Not sure how relevant it is, but the actual exception comes from arrow2

pl.read_json(b'{"j":{}}')

# thread '<unnamed>' panicked at 
# 'called `Result::unwrap()` on an `Err` value: OutOfSpec("A StructArray must contain at least one field")', 
# /Users/user/.cargo/git/checkouts/arrow2-8a2ad61d97265680/d5c78e7/src/array/struct_/mod.rs:122:52
                                   ^^^^^^

It also happens with empty lists #7355

pl.read_json(b'{"j":[]}')
DaveParr commented 1 year ago

Hit by this too when reading lots of json files from a directory. While this gets fixed is there a way to catch the error effectively?

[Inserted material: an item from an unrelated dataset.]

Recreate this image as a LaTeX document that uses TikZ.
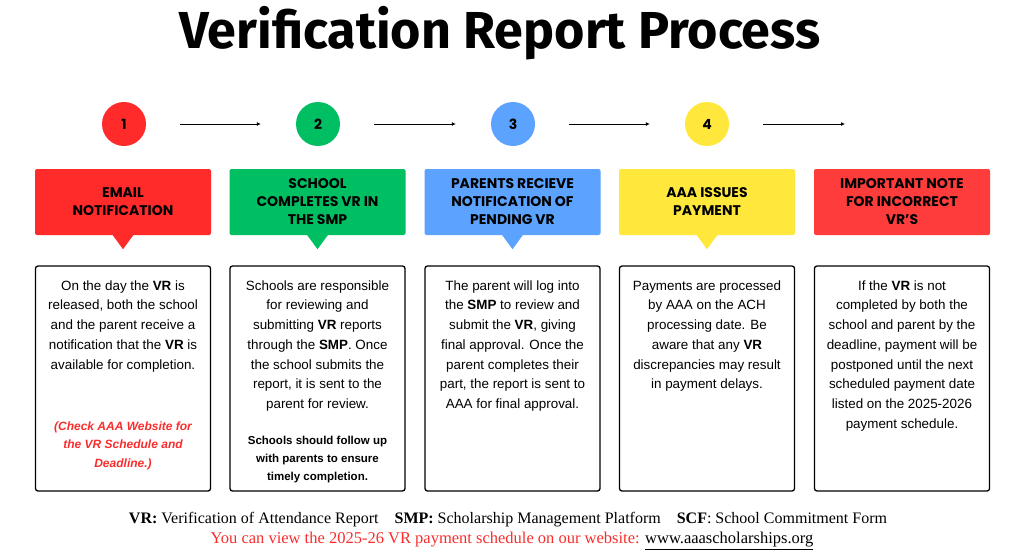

Exception doesn't seem to work?

try:
    pl.read_json(b'{"j":{}}')
except Exception as e:
    print("caught exception")
cmdlineluser commented 1 year ago

@DaveParr Looks like PolarsPanicError does it:

try:
    pl.read_json(b'{"j":{}}')
except pl.PolarsPanicError as e:
    print("caught exception")
naanselmo commented 8 months ago

Appears to not be unique to JSON, converting from Pandas like this:

import pandas as pd
import polars as pl

df = pd.DataFrame({"a": [{}]})
boom = pl.from_pandas(df)

Will cause the same issue.

Could it just be a generic issue when converting any empty structure?

cmdlineluser commented 8 months ago

@naanselmo You can open a new issue for that one.